There is a truly terrible, completely self-defeating question that we often ask ourselves when we are stuck.
And that question is “Why?”
This question can take a few different forms:
“Why am I stuck?”
“Why am I not taking action?”
“What’s in my way?”
“Why can’t I see my path clearly before me?”
“What’s stopping me from doing this?”
These questions inevitably focus us on THE PROBLEM. And since, through the very nature of this question, we’ve told ourselves that there IS, indeed, a problem, our mind will now take it upon itself to go and find us the problem.
Even if there was no problem at all.
If you ask yourself “why” you’re stuck, then your mind is hard-wired to come up with a “reason” for the stuck-ness. And because your mind is also very invested in being right, your reason for being stuck will sound extremely valid and important.
We might come up with issues from our childhood.
We might come up with past-life events that are blocking us today.
We might come up with problems in our relationships, our business, our health.
Whatever we come up with … we will invariably now address the problem, since it is obviously keeping us stuck.
The thing is … now we’re still stuck, but feeling productive because we’ve given ourselves a problem to solve.
In other words, we’ve given ourselves the best, most reasonable excuse in the world to stay exactly where we are.
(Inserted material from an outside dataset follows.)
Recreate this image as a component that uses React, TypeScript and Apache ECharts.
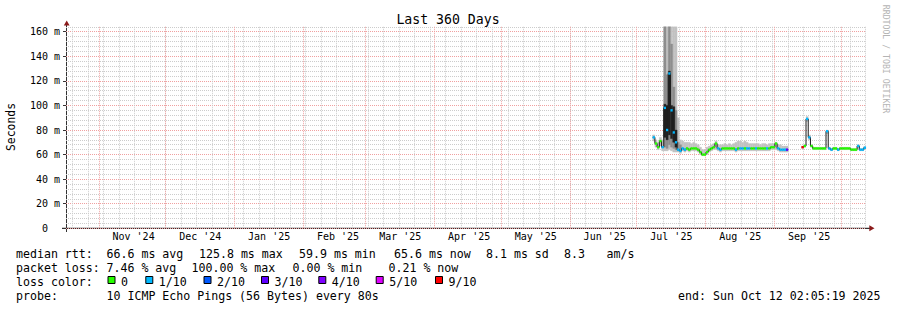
import React, { useEffect, useRef } from "react";
import * as echarts from "echarts";

// ---------------- time frame ----------------
const START_UTC = Date.UTC(2024, 9, 17, 2, 5, 19); // end minus 360 days
const SPAN_DAYS = 360;
const monthStarts: [number, number][] = [
  [2024, 10], [2024, 11], [2025, 0], [2025, 1], [2025, 2], [2025, 3],
  [2025, 4], [2025, 5], [2025, 6], [2025, 7], [2025, 8], [2025, 9],
];
const monthLabels = [
  "Nov '24", "Dec '24", "Jan '25", "Feb '25", "Mar '25", "Apr '25",
  "May '25", "Jun '25", "Jul '25", "Aug '25", "Sep '25",
];
const FIRST_SUNDAY: [number, number, number] = [2024, 9, 20];

// ---------------- y axis ----------------
const Y_TOP = 164;
const Y_LABELLED_MAX = 160;
const Y_MAJOR = 20;
const Y_MINOR = 4;

// ---------------- data (one slot = one day, first slot = day 264 of the 360) ----------------
const FIRST_SLOT_DAY = 264;
const median: (number | null)[] = [
  74, 69, 66, 71, 66,
  98, 80, 126, 96, 78, 70,
  64, 63, 65, 64, 65, 64, 65, 65, 65, 64,
  62, 60, 60, 62, 64, 65, 66, 69, 65, 64,
  65, 65, 65, 65, 65, 65, 64, 65, 65, 65,
  65, 65, 65, 65, 65, 65, 65, 65, 65, 65,
  65, 65, 66, 66, 69, 65, 64, 64, 64, 64,
  null, null, null, null, null, null,
  66, 67, 89, 74, 67, 65, 65, 65, 65, 65,
  65, 79, 65, 64, 65, 65, 64, 65, 65, 65,
  65, 65, 64, 64, 64, 67, 64, 64, 65.6,
];
// index into lossColors
const lossLevel: (number | null)[] = [
  1, 0, 0, 0, 1,
  1, 1, 1, 1, 1, 1,
  1, 1, 1, 1, 0, 0, 0, 0, 0, 0,
  0, 0, 0, 0, 0, 0, 0, 0, 1, 1,
  0, 0, 0, 0, 0, 0, 1, 0, 1, 1,
  0, 1, 1, 0, 0, 1, 0, 0, 0, 0,
  1, 0, 0, 0, 0, 1, 1, 1, 1, 3,
  null, null, null, null, null, null,
  6, 0, 1, 1, 0, 0, 0, 0, 0, 0,
  0, 1, 1, 1, 0, 0, 1, 0, 0, 0,
  0, 0, 0, 0, 0, 1, 1, 1, 1,
];
const smokeLo: (number | null)[] = [
  71, 66, 64, 67, 63,
  63, 63, 64, 63, 62, 62,
  62, 61, 63, 62, 63, 62, 63, 63, 63, 62,
  60, 59, 59, 60, 62, 63, 64, 64, 63, 62,
  63, 63, 63, 63, 63, 63, 62, 63, 63, 63,
  63, 63, 63, 63, 63, 63, 63, 63, 63, 63,
  63, 63, 64, 64, 64, 63, 62, 62, 62, 62,
  null, null, null, null, null, null,
  65, 66, 87, 72, 66, 64, 64, 64, 64, 64,
  64, 77, 64, 63, 64, 64, 63, 64, 64, 64,
  64, 64, 63, 63, 63, 65, 63, 63, 64.6,
];
const smokeHi: (number | null)[] = [
  76, 72, 70, 74, 72,
  170, 170, 170, 170, 170, 170,
  90, 72, 71, 70, 70, 70, 69, 70, 69, 68,
  66, 64, 64, 66, 67, 68, 69, 71, 68, 68,
  68, 69, 68, 69, 68, 69, 70, 71, 71, 70,
  71, 70, 69, 69, 69, 69, 69, 68, 69, 69,
  68, 69, 69, 69, 70, 68, 68, 67, 67, 67,
  null, null, null, null, null, null,
  67, 68, 91, 76, 68, 66, 66, 66, 66, 66,
  66, 80, 66, 65, 66, 66, 65, 66, 66, 66,
  66, 66, 65, 65, 65, 68, 65, 65, 66.5,
];
const midSmokeDays = [269, 270, 271, 272, 273, 274, 275, 276];
const midSmokeLo = [66, 65, 68, 66, 65, 64, 63, 63];
const midSmokeHi = [170, 125, 170, 150, 115, 96, 70, 68];
const darkSmokeDays = [269, 270, 271, 272, 273, 274];
const darkSmokeLo = [74, 72, 76, 73, 70, 66];
const darkSmokeHi = [101, 100, 128, 100, 99, 80];

// ---------------- legend ----------------
const lossColors = ["#26ff00", "#00b8ff", "#0059ff", "#5e00ff", "#7e00ff", "#dd00ff", "#ff0000"];
const lossLabels = ["0", "1/10", "2/10", "3/10", "4/10", "5/10", "9/10"];
const rttTexts = ["median rtt:", "66.6 ms avg", "125.8 ms max", "59.9 ms min", "65.6 ms now", "8.1 ms sd", "8.3", "am/s"];
const lossTexts = ["packet loss:", "7.46 % avg", "100.00 % max", "0.00 % min", "0.21 % now"];
const probeTexts = ["probe:", "10 ICMP Echo Pings (56 Bytes) every 80s"];
const END_TEXT = "end: Sun Oct 12 02:05:19 2025";
const TITLE = "Last 360 Days";
const Y_NAME = "Seconds";
const WATERMARK = "RRDTOOL / TOBI OETIKER";

// ---------------- layout / style ----------------
const W = 897;
const H = 310;
const PLOT_LEFT = 66;
const PLOT_RIGHT = W - 866;
const AXIS_Y = 228.3;
const PX_PER_UNIT = (AXIS_Y - 31.7) / Y_LABELLED_MAX;
const TOP_FULL = AXIS_Y - Y_TOP * PX_PER_UNIT;
const TOP_LABELLED = AXIS_Y - Y_LABELLED_MAX * PX_PER_UNIT;
const MONO = "'DejaVu Sans Mono', monospace";
const GRID_MINOR = "#cccccc";
const GRID_MAJOR = "#f0a0a0";
const SMOKE_COLORS = ["#c2c2c2", "#8e8e8e", "#222222"];
const ARROW = "#8b1a1a";

function buildOption() {
  const day = (y: number, m: number, d: number, h = 0) => (Date.UTC(y, m, d, h) - START_UTC) / 86400000;
  const monthLines = monthStarts.map(([y, m]) => day(y, m, 1)).filter((v) => v >= 0 && v <= SPAN_DAYS);
  const labelDays = monthLabels.map((_, i) => day(monthStarts[i][0], monthStarts[i][1], 16, 12));
  const weekLines: number[] = [];
  for (let v = day(FIRST_SUNDAY[0], FIRST_SUNDAY[1], FIRST_SUNDAY[2]); v <= SPAN_DAYS; v += 7) weekLines.push(v);
  const labelFor = (v: number) => {
    let best = 0;
    labelDays.forEach((d, i) => {
      if (Math.abs(d - v) < Math.abs(labelDays[best] - v)) best = i;
    });
    return monthLabels[best];
  };

  // smoke rectangles: [x0, x1, lo, hi, band]
  const smokeRows: number[][] = [];
  median.forEach((_, i) => {
    const lo = smokeLo[i], hi = smokeHi[i];
    if (lo == null || hi == null) return;
    const d = FIRST_SLOT_DAY + i;
    smokeRows.push([d, d + 1, lo, hi, 0]);
  });
  midSmokeDays.forEach((d, k) => smokeRows.push([d, d + 1, midSmokeLo[k], midSmokeHi[k], 1]));
  darkSmokeDays.forEach((d, k) => smokeRows.push([d, d + 1, darkSmokeLo[k], darkSmokeHi[k], 2]));

  // colored median rows: [x0, x1, value, loss]
  const medRows: number[][] = [];
  median.forEach((m, i) => {
    const l = lossLevel[i];
    if (m == null || l == null) return;
    const d = FIRST_SLOT_DAY + i;
    medRows.push([d, d + 1, m, l]);
  });

  // thin step line
  const stepData: (number | null)[][] = [];
  let prev: number | null = null;
  median.forEach((m, i) => {
    const d = FIRST_SLOT_DAY + i;
    if (m == null) {
      if (prev != null) {
        stepData.push([d, prev]);
        stepData.push([d, null]);
      }
      prev = null;
      return;
    }
    stepData.push([d, m]);
    prev = m;
  });
  if (prev != null) stepData.push([FIRST_SLOT_DAY + median.length, prev]);

  const clip = (params: any, r: any) => {
    const cs = params.coordSys;
    return echarts.graphic.clipRectByRect(r, { x: cs.x, y: cs.y, width: cs.width, height: cs.height });
  };

  const text = (x: number, y: number, t: string, extra: any = {}) => ({
    type: "text",
    x,
    y,
    silent: true,
    style: {
      text: t,
      fill: "#000",
      fontFamily: MONO,
      fontSize: 11.6,
      align: "left",
      verticalAlign: "middle",
      ...extra,
    },
  });

  const rttX = [16, 106.5, 199, 299, 394, 486, 564, 606.5];
  const lossX = [16, 106.5, 191.5, 292.5, 388.5];
  const boxX = [107.5, 145.3, 203.5, 261, 318.3, 375.7, 435];

  const graphics: any[] = [
    text(448, 19, TITLE, { align: "center", fontSize: 13.2 }),
    { ...text(11, 127, Y_NAME, { align: "center", fontSize: 11.4 }), rotation: Math.PI / 2 },
    { ...text(886, 59, WATERMARK, { align: "center", fontSize: 8.2, fill: "#b4b4b4" }), rotation: -Math.PI / 2 },
    ...rttTexts.map((t, i) => text(rttX[i], 254.3, t)),
    ...lossTexts.map((t, i) => text(lossX[i], 268.3, t)),
    text(16, 282.3, "loss color:"),
    ...lossColors.map((c, i) => ({
      type: "rect",
      silent: true,
      shape: { x: boxX[i] + 0.5, y: 276.5, width: 7, height: 7 },
      style: { fill: c, stroke: "#000", lineWidth: 1 },
    })),
    ...lossLabels.map((t, i) => text(boxX[i] + 13.5, 282.3, t)),
    text(16, 296.3, probeTexts[0]),
    text(106.5, 296.3, probeTexts[1]),
    text(880.5, 296.3, END_TEXT, { align: "right" }),
    // axis lines and arrows
    { type: "line", silent: true, shape: { x1: 62, y1: AXIS_Y, x2: 870, y2: AXIS_Y }, style: { stroke: "#000", lineWidth: 1 } },
    { type: "line", silent: true, shape: { x1: PLOT_LEFT + 0.5, y1: 232, x2: PLOT_LEFT + 0.5, y2: 24 }, style: { stroke: "#333", lineWidth: 1 } },
    { type: "polygon", silent: true, shape: { points: [[869.3, 225.3], [869.3, 231.3], [874.5, 228.3]] }, style: { fill: ARROW } },
    { type: "polygon", silent: true, shape: { points: [[63.8, 25.5], [69.6, 25.5], [66.7, 20.5]] }, style: { fill: ARROW } },
  ];

  const baseLabel = { fontFamily: MONO, fontSize: 10, color: "#000" };
  // vertical dotted grid lines, snapped to whole pixels for crispness
  const vLines = (values: number[], color: string, z: number) => ({
    type: "custom",
    xAxisIndex: 0,
    yAxisIndex: 0,
    silent: true,
    z,
    encode: { x: 0 },
    data: values.map((v) => [v]),
    renderItem: (params: any, api: any) => {
      const cs = params.coordSys;
      const px = Math.floor(api.coord([api.value(0), 0])[0]) + 0.5;
      return {
        type: "line",
        shape: { x1: px, y1: cs.y, x2: px, y2: cs.y + cs.height },
        style: { stroke: color, lineWidth: 1, lineDash: [1, 1] },
      };
    },
  });

  return {
    animation: false,
    backgroundColor: "#fff",
    grid: [
      { left: PLOT_LEFT, right: PLOT_RIGHT, top: TOP_FULL, bottom: H - AXIS_Y },
      { left: PLOT_LEFT, right: PLOT_RIGHT, top: TOP_LABELLED, bottom: H - AXIS_Y },
    ],
    xAxis: [
      {
        gridIndex: 0,
        type: "value",
        position: "bottom",
        min: 0,
        max: SPAN_DAYS,
        axisLine: { show: false },
        axisTick: { show: false },
        axisLabel: { ...baseLabel, customValues: labelDays, margin: 3, formatter: (v: number) => labelFor(v) },
        splitLine: { show: false },
      },
      { gridIndex: 1, type: "value", position: "bottom", min: 0, max: SPAN_DAYS, show: false },
    ],
    yAxis: [
      {
        gridIndex: 0,
        type: "value",
        min: 0,
        max: Y_TOP,
        interval: Y_MINOR,
        axisLine: { show: false },
        axisTick: { show: false },
        axisLabel: { show: false },
        splitLine: { show: true, lineStyle: { color: GRID_MINOR, width: 1, type: [1, 1] } },
      },
      {
        gridIndex: 1,
        type: "value",
        min: 0,
        max: Y_LABELLED_MAX,
        interval: Y_MAJOR,
        axisLine: { show: false },
        axisTick: { show: true, length: 3, lineStyle: { color: "#333" } },
        axisLabel: {
          ...baseLabel,
          margin: 6,
          formatter: (v: number) => (v === 0 ? "{z|0}" : `${v} m`),
          rich: { z: { fontFamily: MONO, fontSize: 10, color: "#000", padding: [0, 12, 0, 0] } },
        },
        splitLine: { show: true, lineStyle: { color: GRID_MAJOR, width: 1, type: [1, 1] } },
      },
    ],
    series: [
      vLines(weekLines, GRID_MINOR, 0),
      vLines(monthLines, GRID_MAJOR, 1),
      {
        type: "custom",
        name: "smoke",
        xAxisIndex: 0,
        yAxisIndex: 0,
        silent: true,
        z: 3,
        encode: { x: [0, 1], y: [2, 3] },
        data: smokeRows,
        renderItem: (params: any, api: any) => {
          const p0 = api.coord([api.value(0), api.value(3)]);
          const p1 = api.coord([api.value(1), api.value(2)]);
          const shape = clip(params, { x: p0[0], y: p0[1], width: p1[0] - p0[0], height: p1[1] - p0[1] });
          if (!shape) return null;
          const c = SMOKE_COLORS[api.value(4)];
          return { type: "rect", shape, style: { fill: c, stroke: c, lineWidth: 0.3 } };
        },
      },
      {
        type: "line",
        name: "median",
        xAxisIndex: 0,
        yAxisIndex: 0,
        step: "end",
        symbol: "none",
        showSymbol: false,
        silent: true,
        z: 4,
        connectNulls: false,
        lineStyle: { color: "#1c1c1c", width: 1 },
        data: stepData,
      },
      {
        type: "custom",
        name: "loss",
        xAxisIndex: 0,
        yAxisIndex: 0,
        silent: true,
        z: 5,
        encode: { x: [0, 1], y: 2 },
        data: medRows,
        renderItem: (params: any, api: any) => {
          const p0 = api.coord([api.value(0), api.value(2)]);
          const p1 = api.coord([api.value(1), api.value(2)]);
          const shape = clip(params, { x: p0[0], y: p0[1] - 1.2, width: p1[0] - p0[0], height: 2.4 });
          if (!shape) return null;
          return { type: "rect", shape, style: { fill: lossColors[api.value(3)] } };
        },
      },
    ],
    graphic: graphics,
  };
}

export default function App() {
  const ref = useRef<HTMLDivElement>(null);
  useEffect(() => {
    if (!ref.current) return;
    const chart = echarts.init(ref.current, null, { renderer: "svg", width: W, height: H });
    chart.setOption(buildOption() as any);
    return () => chart.dispose();
  }, []);
  return (
    <div
      ref={ref}
      style={{ position: "absolute", left: 0, top: 0, width: W, height: H, background: "#fff" }}
    />
  );
}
We’ve given ourselves a problem to solve before we can move forward. Convenient, right?
All because we asked ourselves “why.”
The real answer is actually always the same.
We’re stuck because we are not congruent to what we really want. If we’re doing what we really want (vs. what we think we should want, or what we think we can have, or what we think would please others, etc.) we don’t have issues with stuckness or indecision or inaction.
What do you really want? What do you want so badly that it will get you off the couch, out of your comfort zone, and into the unknown?